* _Raw data_:

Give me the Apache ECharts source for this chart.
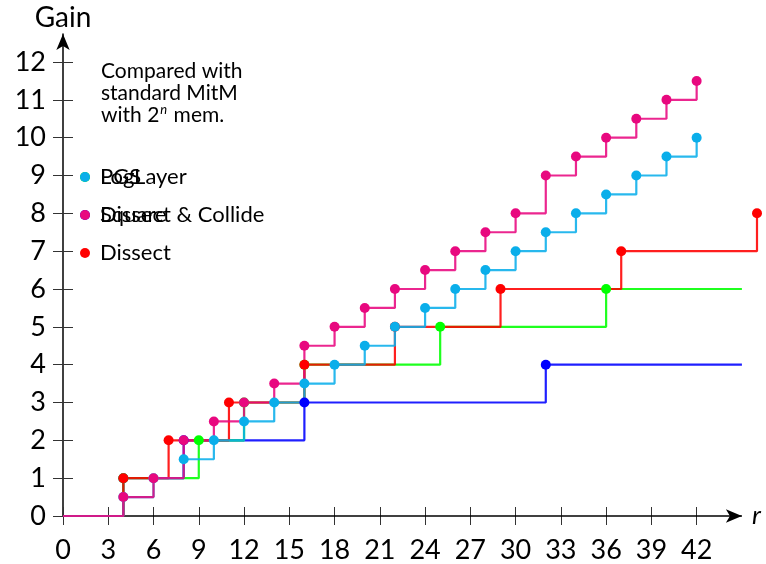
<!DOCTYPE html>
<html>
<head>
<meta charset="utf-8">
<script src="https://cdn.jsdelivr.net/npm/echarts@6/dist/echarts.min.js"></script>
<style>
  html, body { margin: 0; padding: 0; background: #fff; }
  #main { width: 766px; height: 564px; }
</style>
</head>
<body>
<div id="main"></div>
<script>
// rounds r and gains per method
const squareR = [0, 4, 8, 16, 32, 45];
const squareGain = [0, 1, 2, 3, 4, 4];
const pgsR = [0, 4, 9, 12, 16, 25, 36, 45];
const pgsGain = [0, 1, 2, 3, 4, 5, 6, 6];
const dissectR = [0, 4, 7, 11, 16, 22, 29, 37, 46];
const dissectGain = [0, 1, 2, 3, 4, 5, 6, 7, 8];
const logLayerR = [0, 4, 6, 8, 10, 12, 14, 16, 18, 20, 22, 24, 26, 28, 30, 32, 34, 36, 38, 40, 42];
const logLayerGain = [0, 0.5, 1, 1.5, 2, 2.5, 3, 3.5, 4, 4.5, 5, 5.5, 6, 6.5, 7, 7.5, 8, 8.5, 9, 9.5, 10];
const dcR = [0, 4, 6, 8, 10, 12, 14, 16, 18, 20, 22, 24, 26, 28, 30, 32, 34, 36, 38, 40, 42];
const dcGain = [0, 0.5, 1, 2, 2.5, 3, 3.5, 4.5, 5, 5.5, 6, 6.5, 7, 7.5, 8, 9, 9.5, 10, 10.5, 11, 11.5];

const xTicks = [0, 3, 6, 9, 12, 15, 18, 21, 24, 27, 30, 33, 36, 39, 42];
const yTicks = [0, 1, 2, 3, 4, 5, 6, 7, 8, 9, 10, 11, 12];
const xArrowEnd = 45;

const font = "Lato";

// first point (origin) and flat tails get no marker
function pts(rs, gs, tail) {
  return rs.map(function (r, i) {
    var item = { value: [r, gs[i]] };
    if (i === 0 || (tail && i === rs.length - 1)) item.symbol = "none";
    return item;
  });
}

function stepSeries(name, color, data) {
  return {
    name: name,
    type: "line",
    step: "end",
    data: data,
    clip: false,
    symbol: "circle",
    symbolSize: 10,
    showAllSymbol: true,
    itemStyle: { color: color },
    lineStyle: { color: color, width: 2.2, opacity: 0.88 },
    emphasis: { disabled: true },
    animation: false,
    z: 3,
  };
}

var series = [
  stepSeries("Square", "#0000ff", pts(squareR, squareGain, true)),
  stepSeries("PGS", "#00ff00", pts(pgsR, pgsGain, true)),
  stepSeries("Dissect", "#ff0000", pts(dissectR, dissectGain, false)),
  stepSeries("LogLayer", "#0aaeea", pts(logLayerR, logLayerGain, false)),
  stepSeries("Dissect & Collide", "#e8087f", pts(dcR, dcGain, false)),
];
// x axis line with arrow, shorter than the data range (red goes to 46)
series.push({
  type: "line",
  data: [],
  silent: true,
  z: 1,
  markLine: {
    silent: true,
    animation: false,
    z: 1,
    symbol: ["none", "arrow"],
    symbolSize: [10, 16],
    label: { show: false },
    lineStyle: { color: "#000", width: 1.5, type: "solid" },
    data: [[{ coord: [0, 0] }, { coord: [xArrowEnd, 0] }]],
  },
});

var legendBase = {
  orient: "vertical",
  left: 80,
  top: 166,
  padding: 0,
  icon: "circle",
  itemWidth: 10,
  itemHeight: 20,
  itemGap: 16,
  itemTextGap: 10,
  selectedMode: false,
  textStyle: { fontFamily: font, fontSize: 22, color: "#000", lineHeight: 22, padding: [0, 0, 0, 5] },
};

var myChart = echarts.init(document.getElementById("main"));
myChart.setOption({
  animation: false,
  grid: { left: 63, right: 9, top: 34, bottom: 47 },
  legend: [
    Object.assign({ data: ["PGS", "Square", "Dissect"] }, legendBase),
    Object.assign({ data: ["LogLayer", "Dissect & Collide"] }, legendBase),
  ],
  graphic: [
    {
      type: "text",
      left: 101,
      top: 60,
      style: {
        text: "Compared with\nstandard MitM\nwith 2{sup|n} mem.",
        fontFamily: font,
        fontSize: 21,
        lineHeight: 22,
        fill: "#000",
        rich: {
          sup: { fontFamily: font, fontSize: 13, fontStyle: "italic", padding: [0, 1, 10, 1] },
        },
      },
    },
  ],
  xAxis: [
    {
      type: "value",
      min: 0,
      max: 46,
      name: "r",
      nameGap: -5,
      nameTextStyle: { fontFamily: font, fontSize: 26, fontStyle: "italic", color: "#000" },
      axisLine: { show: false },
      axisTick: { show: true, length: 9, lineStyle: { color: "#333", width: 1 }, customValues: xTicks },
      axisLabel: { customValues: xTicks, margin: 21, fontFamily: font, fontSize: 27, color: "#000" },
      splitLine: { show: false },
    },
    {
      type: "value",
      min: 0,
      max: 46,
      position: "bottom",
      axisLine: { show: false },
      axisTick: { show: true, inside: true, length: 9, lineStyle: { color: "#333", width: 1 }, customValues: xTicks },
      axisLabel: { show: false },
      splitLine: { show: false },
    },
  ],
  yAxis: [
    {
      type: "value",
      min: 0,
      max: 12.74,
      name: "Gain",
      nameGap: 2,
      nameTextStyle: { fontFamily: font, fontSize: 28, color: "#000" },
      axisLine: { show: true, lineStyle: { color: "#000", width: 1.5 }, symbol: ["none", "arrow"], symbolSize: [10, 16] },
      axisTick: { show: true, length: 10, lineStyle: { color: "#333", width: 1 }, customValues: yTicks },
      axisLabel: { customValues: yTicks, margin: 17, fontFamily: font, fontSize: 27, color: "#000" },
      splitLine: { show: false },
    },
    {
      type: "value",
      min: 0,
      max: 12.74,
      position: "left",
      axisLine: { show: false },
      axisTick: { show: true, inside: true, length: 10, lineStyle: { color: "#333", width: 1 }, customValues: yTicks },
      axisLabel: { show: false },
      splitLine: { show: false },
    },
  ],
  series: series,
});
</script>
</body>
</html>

* _Exercise instructions_:
Your task is to repeat the data above exactly while excluding the pictures.

* _Expected answer_:
Give me the Apache ECharts source for this chart.
<!DOCTYPE html>
<html>
<head>
<meta charset="utf-8">
<script src="https://cdn.jsdelivr.net/npm/echarts@6/dist/echarts.min.js"></script>
<style>
  html, body { margin: 0; padding: 0; background: #fff; }
  #main { width: 766px; height: 564px; }
</style>
</head>
<body>
<div id="main"></div>
<script>
// rounds r and gains per method
const squareR = [0, 4, 8, 16, 32, 45];
const squareGain = [0, 1, 2, 3, 4, 4];
const pgsR = [0, 4, 9, 12, 16, 25, 36, 45];
const pgsGain = [0, 1, 2, 3, 4, 5, 6, 6];
const dissectR = [0, 4, 7, 11, 16, 22, 29, 37, 46];
const dissectGain = [0, 1, 2, 3, 4, 5, 6, 7, 8];
const logLayerR = [0, 4, 6, 8, 10, 12, 14, 16, 18, 20, 22, 24, 26, 28, 30, 32, 34, 36, 38, 40, 42];
const logLayerGain = [0, 0.5, 1, 1.5, 2, 2.5, 3, 3.5, 4, 4.5, 5, 5.5, 6, 6.5, 7, 7.5, 8, 8.5, 9, 9.5, 10];
const dcR = [0, 4, 6, 8, 10, 12, 14, 16, 18, 20, 22, 24, 26, 28, 30, 32, 34, 36, 38, 40, 42];
const dcGain = [0, 0.5, 1, 2, 2.5, 3, 3.5, 4.5, 5, 5.5, 6, 6.5, 7, 7.5, 8, 9, 9.5, 10, 10.5, 11, 11.5];

const xTicks = [0, 3, 6, 9, 12, 15, 18, 21, 24, 27, 30, 33, 36, 39, 42];
const yTicks = [0, 1, 2, 3, 4, 5, 6, 7, 8, 9, 10, 11, 12];
const xArrowEnd = 45;

const font = "Lato";

// first point (origin) and flat tails get no marker
function pts(rs, gs, tail) {
  return rs.map(function (r, i) {
    var item = { value: [r, gs[i]] };
    if (i === 0 || (tail && i === rs.length - 1)) item.symbol = "none";
    return item;
  });
}

function stepSeries(name, color, data) {
  return {
    name: name,
    type: "line",
    step: "end",
    data: data,
    clip: false,
    symbol: "circle",
    symbolSize: 10,
    showAllSymbol: true,
    itemStyle: { color: color },
    lineStyle: { color: color, width: 2.2, opacity: 0.88 },
    emphasis: { disabled: true },
    animation: false,
    z: 3,
  };
}

var series = [
  stepSeries("Square", "#0000ff", pts(squareR, squareGain, true)),
  stepSeries("PGS", "#00ff00", pts(pgsR, pgsGain, true)),
  stepSeries("Dissect", "#ff0000", pts(dissectR, dissectGain, false)),
  stepSeries("LogLayer", "#0aaeea", pts(logLayerR, logLayerGain, false)),
  stepSeries("Dissect & Collide", "#e8087f", pts(dcR, dcGain, false)),
];
// x axis line with arrow, shorter than the data range (red goes to 46)
series.push({
  type: "line",
  data: [],
  silent: true,
  z: 1,
  markLine: {
    silent: true,
    animation: false,
    z: 1,
    symbol: ["none", "arrow"],
    symbolSize: [10, 16],
    label: { show: false },
    lineStyle: { color: "#000", width: 1.5, type: "solid" },
    data: [[{ coord: [0, 0] }, { coord: [xArrowEnd, 0] }]],
  },
});

var legendBase = {
  orient: "vertical",
  left: 80,
  top: 166,
  padding: 0,
  icon: "circle",
  itemWidth: 10,
  itemHeight: 20,
  itemGap: 16,
  itemTextGap: 10,
  selectedMode: false,
  textStyle: { fontFamily: font, fontSize: 22, color: "#000", lineHeight: 22, padding: [0, 0, 0, 5] },
};

var myChart = echarts.init(document.getElementById("main"));
myChart.setOption({
  animation: false,
  grid: { left: 63, right: 9, top: 34, bottom: 47 },
  legend: [
    Object.assign({ data: ["PGS", "Square", "Dissect"] }, legendBase),
    Object.assign({ data: ["LogLayer", "Dissect & Collide"] }, legendBase),
  ],
  graphic: [
    {
      type: "text",
      left: 101,
      top: 60,
      style: {
        text: "Compared with\nstandard MitM\nwith 2{sup|n} mem.",
        fontFamily: font,
        fontSize: 21,
        lineHeight: 22,
        fill: "#000",
        rich: {
          sup: { fontFamily: font, fontSize: 13, fontStyle: "italic", padding: [0, 1, 10, 1] },
        },
      },
    },
  ],
  xAxis: [
    {
      type: "value",
      min: 0,
      max: 46,
      name: "r",
      nameGap: -5,
      nameTextStyle: { fontFamily: font, fontSize: 26, fontStyle: "italic", color: "#000" },
      axisLine: { show: false },
      axisTick: { show: true, length: 9, lineStyle: { color: "#333", width: 1 }, customValues: xTicks },
      axisLabel: { customValues: xTicks, margin: 21, fontFamily: font, fontSize: 27, color: "#000" },
      splitLine: { show: false },
    },
    {
      type: "value",
      min: 0,
      max: 46,
      position: "bottom",
      axisLine: { show: false },
      axisTick: { show: true, inside: true, length: 9, lineStyle: { color: "#333", width: 1 }, customValues: xTicks },
      axisLabel: { show: false },
      splitLine: { show: false },
    },
  ],
  yAxis: [
    {
      type: "value",
      min: 0,
      max: 12.74,
      name: "Gain",
      nameGap: 2,
      nameTextStyle: { fontFamily: font, fontSize: 28, color: "#000" },
      axisLine: { show: true, lineStyle: { color: "#000", width: 1.5 }, symbol: ["none", "arrow"], symbolSize: [10, 16] },
      axisTick: { show: true, length: 10, lineStyle: { color: "#333", width: 1 }, customValues: yTicks },
      axisLabel: { customValues: yTicks, margin: 17, fontFamily: font, fontSize: 27, color: "#000" },
      splitLine: { show: false },
    },
    {
      type: "value",
      min: 0,
      max: 12.74,
      position: "left",
      axisLine: { show: false },
      axisTick: { show: true, inside: true, length: 10, lineStyle: { color: "#333", width: 1 }, customValues: yTicks },
      axisLabel: { show: false },
      splitLine: { show: false },
    },
  ],
  series: series,
});
</script>
</body>
</html>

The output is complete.